Sale v. Haitian Centers Council, Inc., 509 U.S. 155, 175, 113 S.Ct. 2549, 2560-61, 125 L.Ed.2d 128 (1993) (emphasis in original); Landon, 459 U.S. at 26-27, 103 S.Ct. at 325-26 (recognizing statutory rights available in deportation but not exclusion proceedings); Mejia-Ruiz, 51 F.3d at 360 n. 1 (discussing relationship between “entry” doctrine and exclusion/deportation proceedings). The structure of the pre-IIRIRA immigration laws also reflects this exclusion/deportation distinction: Part IV of INA Title II, 8 U.S.C. §§ 1221-1230 (1996), was entitled “Provisions Relating to Entry and Exclusion,” while Part V, 8 U.S.C. §§ 1251-1260 (1996), was entitled “Deportation; Adjustment of Status.” This latter part included section 1251, “Deportable aliens”; section 1252, “Apprehension and deportation of aliens”; section 1253, “Countries to which aliens shall be deported”; and section 1254 (INA section 244), “Suspension of deportation,” making clear that section 244 applied to deportation and not exclusion proceedings. In light of the well-recognized pre-IIRIRA distinction in the immigration laws between exclusion and deportation, it is even more plain to us that, because Congress did not explicitly extend section 244(b)(1) to exclusion proceedings, it intended that section 244(a)(1) continue to apply only to deportation proceedings.

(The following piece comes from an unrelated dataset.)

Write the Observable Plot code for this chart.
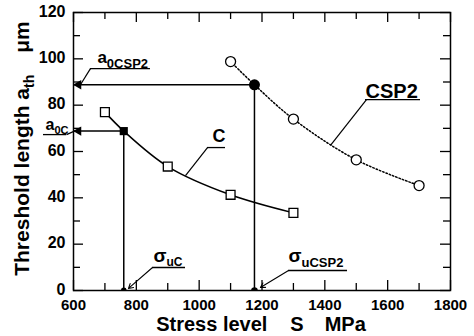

As a matter of statutory construction, we therefore hold that, for aliens placed into proceedings prior to IIRIRA's effective date, suspension of deportation under former INA section 244 is available to aliens in deportation but not in exclusion proceedings notwithstanding INA section 244(b)(1). Patel is therefore ineligible under former section 244 to apply for suspension of deportation.
Finally, we note that section 244 of the INA was replaced by IIRIRA § 304(a)(3) and is now reconstituted in 8 U.S.C. § 1229b(b)-“Cancellation of removal and adjustment of status for certain nonpermanent residents”-which provides that “[t]he Attorney General may cancel removal [in the case] of ․ an alien who is inadmissible or deportable from the United States if the alien has been physically present in the United States for a continuous period of not less than 10 years” and has satisfied various other substantive requirements. Because IIRIRA consolidated “exclusion” and “deportation” proceedings into one “removal” proceeding, see 8 U.S.C. § 1229a, our decision does not affect aliens who were placed into proceedings on or after April 1, 1997. See IIRIRA § 309(a), 110 Stat. 3009-625 (“Except as [otherwise] provided ․ the amendments made by this subtitle shall take effect on the first day of the first month beginning more than 180 days after the date of the enactment of this Act [September 30, 1996].”).
We have carefully considered Patel's remaining arguments and reject them as without merit. For the reasons set forth above, the BIA's decision is affirmed. Each party shall bear its own costs.
1. INA section 244 was repealed by section 308(b)(7) of IIRIRA and incorporated in part into new section 240A(b) of the INA, see 8 U.S.C. § 1229b(b).